There are still those pesky toxic assets to deal with and overpriced bonds such as those held by Citigroup, Inc.  In the rush to make money over the last week, some market values became overstated, which means a correction is forming.

The currencies that are most risk-sensitive began correcting yesterday.  The market has shown some optimism the last week, but it has been more like taking a break from the gloom of the recession.  Now the reality is beginning to overcome the false optimism. 

Of the major global currencies, the euro, Australian dollar, and Canadian dollar are some of the most sensitive to risk and investor confidence.  Yesterday, all three fell against the US dollar. 

The euro weakened to $1.3171 euro per US dollar.  The Canadian loonie fell to C$1.2093 per US dollar.  The Australian dollar weakened to 71.91 US cents.  The weakening of these risk-sensitive currencies was mostly due to investor profit taking.  The three currencies had advanced too far over the last couple of weeks and are now going through an adjustment.

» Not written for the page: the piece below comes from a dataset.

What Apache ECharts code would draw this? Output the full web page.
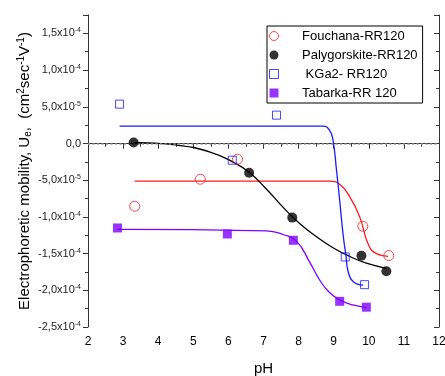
<!DOCTYPE html>
<html>
<head>
<meta charset="utf-8">
<script src="https://cdn.jsdelivr.net/npm/echarts@6/dist/echarts.min.js"></script>
<style>
  html, body { margin: 0; padding: 0; background: #fff; }
  #chart { width: 445px; height: 376px; }
</style>
</head>
<body>
<div id="chart"></div>
<script>
// measured points, y in units of 1e-4 cm2/(V s)
const fouchanaX = [3.33, 5.2, 6.26, 9.83, 10.57];
const fouchanaY = [-0.855, -0.487, -0.214, -1.128, -1.527];
const palyX = [3.3, 6.59, 7.82, 9.79, 10.5];
const palyY = [0.014, -0.40, -1.01, -1.53, -1.74];
const kgaX = [2.9, 6.11, 7.37, 9.33, 9.88];
const kgaY = [0.536, -0.228, 0.386, -1.546, -1.923];
const tabarkaX = [2.84, 5.97, 7.85, 9.17, 9.93];
const tabarkaY = [-1.151, -1.233, -1.319, -2.15, -2.23];

// fitted curves
const fitFouchanaX = [3.33, 8.88, 9.17, 9.46, 9.74, 10.0, 10.22, 10.55];
const fitFouchanaY = [-0.514, -0.514, -0.555, -0.728, -1.0, -1.39, -1.50, -1.537];
const fitPalyX = [3.3, 4.5, 5.5, 6.2, 6.61, 7.08, 7.56, 8.03, 8.51, 8.98, 9.46, 9.93, 10.5];
const fitPalyY = [0.014, -0.02, -0.12, -0.27, -0.40, -0.62, -0.87, -1.09, -1.27, -1.42, -1.54, -1.63, -1.70];
const fitKgaX = [2.9, 8.70, 8.88, 8.98, 9.08, 9.17, 9.27, 9.35, 9.41, 9.55, 9.84];
const fitKgaY = [0.236, 0.236, 0.181, 0.045, -0.363, -0.773, -1.25, -1.53, -1.74, -1.88, -1.93];
const fitTabarkaX = [2.84, 7.08, 7.56, 7.94, 8.32, 8.60, 8.88, 9.17, 9.55, 9.93];
const fitTabarkaY = [-1.17, -1.19, -1.24, -1.33, -1.62, -1.86, -2.03, -2.13, -2.20, -2.236];

const xTicks = [2, 3, 4, 5, 6, 7, 8, 9, 10, 11, 12];
const yMin = -2.5, yMax = 1.75;

const RED = '#ff1a1a', BLUE = '#1a1aff', PURPLE = '#8000ff', BLACK = '#000';
const FONT = 'Liberation Sans, Arial, sans-serif';
const SQUARE = 'path://M0,0L10,0L10,10L0,10Z';

function pairs(xs, ys) {
  return xs.map((x, i) => [x, ys[i]]);
}

function yLabel(v) {
  if (Math.abs(v) < 1e-9) return '{n|0,0}';
  if (Math.abs(Math.round(v * 2) - v * 2) > 1e-6) return '';
  if (Math.abs(Math.abs(v) - 0.5) < 1e-9) return '{n|' + (v < 0 ? '-' : '') + '5,0x10}{s|-5}';
  return '{n|' + v.toFixed(1).replace('.', ',') + 'x10}{s|-4}';
}

const chart = echarts.init(document.getElementById('chart'));

const axisLine = { lineStyle: { color: '#333', width: 1 } };

function fitLine(name, xs, ys, color) {
  return {
    name: name, type: 'line', data: pairs(xs, ys),
    smooth: 0.5, showSymbol: false, symbol: 'none',
    lineStyle: { color: color, width: 1.3 }, z: 2, silent: true
  };
}

const option = {
  animation: false,
  textStyle: { fontFamily: FONT },
  grid: { left: 88, right: 6, top: 15, bottom: 49, outerBoundsMode: 'none' },
  xAxis: [
    {
      type: 'value', min: 2, max: 12, interval: 1,
      name: 'pH', nameLocation: 'middle', nameGap: 34, nameMoveOverlap: false,
      nameTextStyle: { fontSize: 15, color: '#000', fontFamily: FONT },
      axisLine: axisLine,
      axisTick: { length: 5, lineStyle: { color: '#333' } },
      minorTick: { show: true, splitNumber: 2, length: 3, lineStyle: { color: '#333' } },
      axisLabel: {
        fontSize: 12, color: '#000', margin: 9, fontFamily: FONT,
        formatter: v => (xTicks.includes(v) ? String(v) : '')
      },
      splitLine: { show: false }
    },
    {
      type: 'value', min: 2, max: 12, interval: 1, position: 'top',
      axisLine: axisLine,
      axisTick: { inside: true, length: 5, lineStyle: { color: '#333' } },
      minorTick: { show: true, splitNumber: 2, length: 3, lineStyle: { color: '#333' } },
      axisLabel: { show: false },
      splitLine: { show: false }
    }
  ],
  yAxis: [
    {
      type: 'value', min: yMin, max: yMax, interval: 0.5,
      name: 'Electrophoretic mobility, U{sub|e},  (cm{sup|2}sec{sup|-1}V{sup|-1})',
      nameLocation: 'middle', nameGap: 54, nameRotate: 90, nameMoveOverlap: false,
      nameTextStyle: {
        fontSize: 15, color: '#000', fontFamily: FONT,
        rich: {
          sub: { fontSize: 10, padding: [7, 0, 0, 0], color: '#000', fontFamily: FONT },
          sup: { fontSize: 10, padding: [0, 0, 8, 0], color: '#000', fontFamily: FONT }
        }
      },
      axisLine: axisLine,
      axisTick: { length: 5, lineStyle: { color: '#333' } },
      minorTick: { show: true, splitNumber: 2, length: 3, lineStyle: { color: '#333' } },
      axisLabel: {
        margin: 7, formatter: yLabel,
        rich: {
          n: { fontSize: 11, color: '#222', fontFamily: FONT },
          s: { fontSize: 7, color: '#222', padding: [0, 0, 6, 0], fontFamily: FONT }
        }
      },
      splitLine: { show: false }
    },
    {
      type: 'value', min: yMin, max: yMax, interval: 0.5, position: 'right',
      axisLine: axisLine,
      axisTick: { inside: true, length: 5, lineStyle: { color: '#333' } },
      minorTick: { show: true, splitNumber: 2, length: 3, lineStyle: { color: '#333' } },
      axisLabel: { show: false },
      splitLine: { show: false }
    }
  ],
  legend: {
    left: 267, top: 26, orient: 'vertical',
    padding: [3, 5, 3, 2],
    itemWidth: 28, itemHeight: 9, itemGap: 5,
    borderColor: '#000', borderWidth: 1, borderRadius: 0,
    backgroundColor: '#fff',
    formatter: name => '{p|}' + name,
    textStyle: {
      fontSize: 13, color: '#000', lineHeight: 14, fontFamily: FONT,
      rich: { p: { width: 9 } }
    },
    data: [
      { name: 'Fouchana-RR120', icon: 'circle', itemStyle: { borderWidth: 1 } },
      { name: 'Palygorskite-RR120', icon: 'circle' },
      { name: ' KGa2- RR120', icon: SQUARE, itemStyle: { borderWidth: 1 } },
      { name: 'Tabarka-RR 120', icon: SQUARE }
    ]
  },
  series: [
    fitLine('fitFouchana', fitFouchanaX, fitFouchanaY, RED),
    Object.assign(fitLine('fitPaly', fitPalyX, fitPalyY, BLACK), {
      markLine: {
        silent: true, symbol: ['none', 'none'], label: { show: false },
        lineStyle: { color: '#999', type: [2, 2.5], width: 1.5 },
        data: [{ yAxis: 0 }]
      }
    }),
    fitLine('fitKga', fitKgaX, fitKgaY, BLUE),
    fitLine('fitTabarka', fitTabarkaX, fitTabarkaY, PURPLE),
    {
      name: 'Fouchana-RR120', type: 'scatter', data: pairs(fouchanaX, fouchanaY),
      symbol: 'circle', symbolSize: 10, z: 5,
      itemStyle: { color: 'rgba(255,255,255,0)', borderColor: RED, borderWidth: 1 }
    },
    {
      name: 'Palygorskite-RR120', type: 'scatter', data: pairs(palyX, palyY),
      symbol: 'circle', symbolSize: 10, z: 5,
      itemStyle: { color: BLACK }
    },
    {
      name: ' KGa2- RR120', type: 'scatter', data: pairs(kgaX, kgaY),
      symbol: 'rect', symbolSize: 8, z: 5,
      itemStyle: { color: 'rgba(255,255,255,0)', borderColor: BLUE, borderWidth: 1 }
    },
    {
      name: 'Tabarka-RR 120', type: 'scatter', data: pairs(tabarkaX, tabarkaY),
      symbol: 'rect', symbolSize: 9, z: 5,
      itemStyle: { color: PURPLE }
    }
  ]
};

chart.setOption(option);
</script>
</body>
</html>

The senior foreign-exchange trader at the British Columbia currency services firm, Tyson Wright, said it best when he commented on the currency market.  He said, “I would just call it lacklustre.  There’s not a lot that anyone’s getting excited about.”

The euro slid against most other major currencies.  It fell to C$1.5843 against the Canadian dollar.  It also fell to 129.28 yen per euro and the South African rand to 11.6490 rand per euro.

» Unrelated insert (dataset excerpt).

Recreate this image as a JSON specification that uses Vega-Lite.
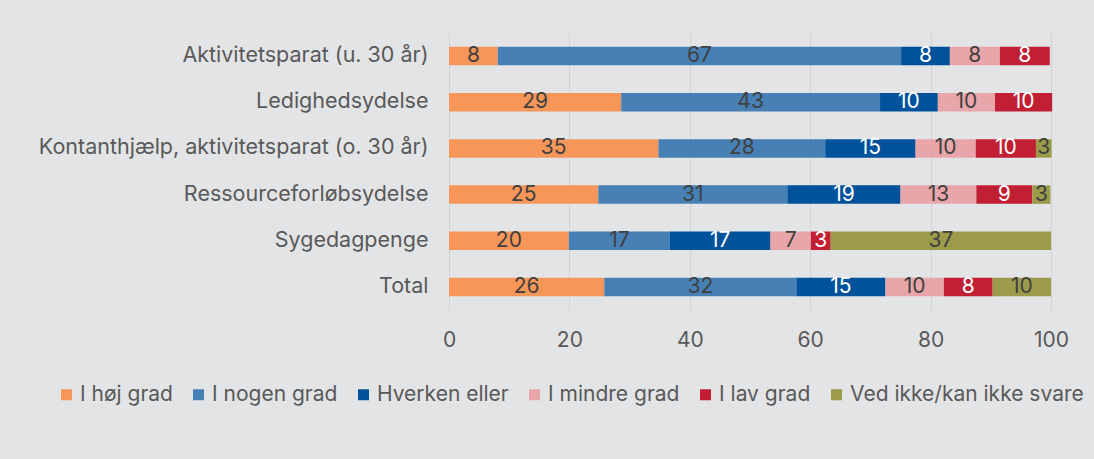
{
  "$schema": "https://vega.github.io/schema/vega-lite/v6.json",
  "width": 602,
  "height": 277,
  "autosize": {"type": "none"},
  "padding": {"left": 449, "top": 33, "right": 43, "bottom": 149},
  "background": "#e3e4e6",
  "config": {
    "view": {"stroke": null},
    "font": "Inter"
  },
  "data": {
    "values": [
      {"g": "Aktivitetsparat (u. 30 år)", "c": "I høj grad", "k": 1, "v": 8.1},
      {"g": "Aktivitetsparat (u. 30 år)", "c": "I nogen grad", "k": 2, "v": 67.0},
      {"g": "Aktivitetsparat (u. 30 år)", "c": "Hverken eller", "k": 3, "v": 8.1},
      {"g": "Aktivitetsparat (u. 30 år)", "c": "I mindre grad", "k": 4, "v": 8.3},
      {"g": "Aktivitetsparat (u. 30 år)", "c": "I lav grad", "k": 5, "v": 8.3},
      {"g": "Ledighedsydelse", "c": "I høj grad", "k": 1, "v": 28.6},
      {"g": "Ledighedsydelse", "c": "I nogen grad", "k": 2, "v": 43.0},
      {"g": "Ledighedsydelse", "c": "Hverken eller", "k": 3, "v": 9.6},
      {"g": "Ledighedsydelse", "c": "I mindre grad", "k": 4, "v": 9.5},
      {"g": "Ledighedsydelse", "c": "I lav grad", "k": 5, "v": 9.5},
      {"g": "Kontanthjælp, aktivitetsparat (o. 30 år)", "c": "I høj grad", "k": 1, "v": 34.8},
      {"g": "Kontanthjælp, aktivitetsparat (o. 30 år)", "c": "I nogen grad", "k": 2, "v": 27.7},
      {"g": "Kontanthjælp, aktivitetsparat (o. 30 år)", "c": "Hverken eller", "k": 3, "v": 15.0},
      {"g": "Kontanthjælp, aktivitetsparat (o. 30 år)", "c": "I mindre grad", "k": 4, "v": 10.0},
      {"g": "Kontanthjælp, aktivitetsparat (o. 30 år)", "c": "I lav grad", "k": 5, "v": 10.0},
      {"g": "Kontanthjælp, aktivitetsparat (o. 30 år)", "c": "Ved ikke/kan ikke svare", "k": 6, "v": 2.6},
      {"g": "Ressourceforløbsydelse", "c": "I høj grad", "k": 1, "v": 24.8},
      {"g": "Ressourceforløbsydelse", "c": "I nogen grad", "k": 2, "v": 31.4},
      {"g": "Ressourceforløbsydelse", "c": "Hverken eller", "k": 3, "v": 18.8},
      {"g": "Ressourceforløbsydelse", "c": "I mindre grad", "k": 4, "v": 12.6},
      {"g": "Ressourceforløbsydelse", "c": "I lav grad", "k": 5, "v": 9.3},
      {"g": "Ressourceforløbsydelse", "c": "Ved ikke/kan ikke svare", "k": 6, "v": 3.0},
      {"g": "Sygedagpenge", "c": "I høj grad", "k": 1, "v": 19.9},
      {"g": "Sygedagpenge", "c": "I nogen grad", "k": 2, "v": 16.8},
      {"g": "Sygedagpenge", "c": "Hverken eller", "k": 3, "v": 16.7},
      {"g": "Sygedagpenge", "c": "I mindre grad", "k": 4, "v": 6.7},
      {"g": "Sygedagpenge", "c": "I lav grad", "k": 5, "v": 3.3},
      {"g": "Sygedagpenge", "c": "Ved ikke/kan ikke svare", "k": 6, "v": 36.6},
      {"g": "Total", "c": "I høj grad", "k": 1, "v": 25.8},
      {"g": "Total", "c": "I nogen grad", "k": 2, "v": 31.9},
      {"g": "Total", "c": "Hverken eller", "k": 3, "v": 14.8},
      {"g": "Total", "c": "I mindre grad", "k": 4, "v": 9.7},
      {"g": "Total", "c": "I lav grad", "k": 5, "v": 8.1},
      {"g": "Total", "c": "Ved ikke/kan ikke svare", "k": 6, "v": 9.7}
    ]
  },
  "encoding": {
    "y": {
      "field": "g",
      "type": "nominal",
      "sort": ["Aktivitetsparat (u. 30 år)", "Ledighedsydelse", "Kontanthjælp, aktivitetsparat (o. 30 år)", "Ressourceforløbsydelse", "Sygedagpenge", "Total"],
      "scale": {"paddingInner": 0.6, "paddingOuter": 0.3},
      "axis": {
        "title": null,
        "ticks": false,
        "domain": false,
        "labelPadding": 21,
        "labelFontSize": 21.5,
        "labelColor": "#595959",
        "labelLimit": 440
      }
    }
  },
  "layer": [
    {
      "mark": {"type": "bar"},
      "encoding": {
        "x": {
          "field": "v",
          "type": "quantitative",
          "stack": "zero",
          "scale": {"domain": [0, 100], "nice": false},
          "axis": {
            "title": null,
            "values": [0, 20, 40, 60, 80, 100],
            "ticks": false,
            "domain": false,
            "grid": true,
            "gridColor": "#d2d3d5",
            "labelFlush": false,
            "labelPadding": 19,
            "labelFontSize": 21,
            "labelColor": "#595959"
          }
        },
        "color": {
          "field": "c",
          "type": "nominal",
          "scale": {
            "domain": ["I høj grad", "I nogen grad", "Hverken eller", "I mindre grad", "I lav grad", "Ved ikke/kan ikke svare"],
            "range": ["#f79659", "#4780b5", "#00529b", "#e8a6ab", "#c11f33", "#9b9b4b"]
          },
          "legend": {
            "title": null,
            "orient": "none",
            "direction": "horizontal",
            "legendX": -393,
            "legendY": 351,
            "symbolType": "square",
            "symbolSize": 121,
            "symbolStrokeWidth": 0,
            "labelFontSize": 21,
            "labelColor": "#595959",
            "labelOffset": 3,
            "columnPadding": 15,
            "labelLimit": 400
          }
        },
        "order": {"field": "k"}
      }
    },
    {
      "mark": {"type": "text", "fontSize": 21},
      "encoding": {
        "x": {"field": "v", "type": "quantitative", "stack": "zero", "bandPosition": 0.5},
        "detail": {"field": "c"},
        "order": {"field": "k"},
        "text": {"field": "v", "type": "quantitative", "format": ".0f"},
        "color": {
          "condition": {"test": "datum.c === 'Hverken eller' || datum.c === 'I lav grad'", "value": "#ffffff"},
          "value": "#404040"
        }
      }
    }
  ]
}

Some of the lacklustre in the currency market is due to investors playing wait-and-see.  They are waiting to see how the European Central Bank plans on dealing with the recession.  It is expected the ECB will begin a policy of quantitative easing but that is not certain at this point.

The Australian and New Zealand dollars fell in response to China’s lagging GDP predictions.  The Aussie fell to 71.82 yen on fears the global recession is going to continue deepening.  The New Zealand dollar also fell to 5682 yen.

The UK has seen some signs of life in its housing market, but the pound weakened against the US dollar.  It fell to $1.4925 pound per US dollar.  The UK pound strengthened against the euro to 88.02 pence per euro.

The Mexican peso lost its weekly gain when the Banco de Mexico announced the GDP contraction would be more than expected.  The bank cut the benchmark interest rate to 6.00 percent after a .75 percent cut.   The peso fell to 13.1205 pesos per US dollar.  The US recession has played havoc with the Mexican economy since Mexico is so export dependent.  Mexico also has to pour scarce resources into its battle with the drug cartels.

It is interesting to note, once again, the impossibility at this point of predicting the markets.  As long as the recession continues to produce signs it could deepen, there will not be market stability.  The most recent equity market rally in the US will probably not last, simply because the forces of growth are missing.  The Wall Street Journal writer, David Gaffe, summed it up neatly when he wrote, “….rallies tend not to stick until a number of factors are moving in a positive direction.  Those include economic indicators, earnings expectations, valuation, investor sentiment, and the characteristics of the market’s decline in the first place.” (WSJ, 17-April-2009, p. C7)

“Characteristics” include those toxic assets which are still not resolved.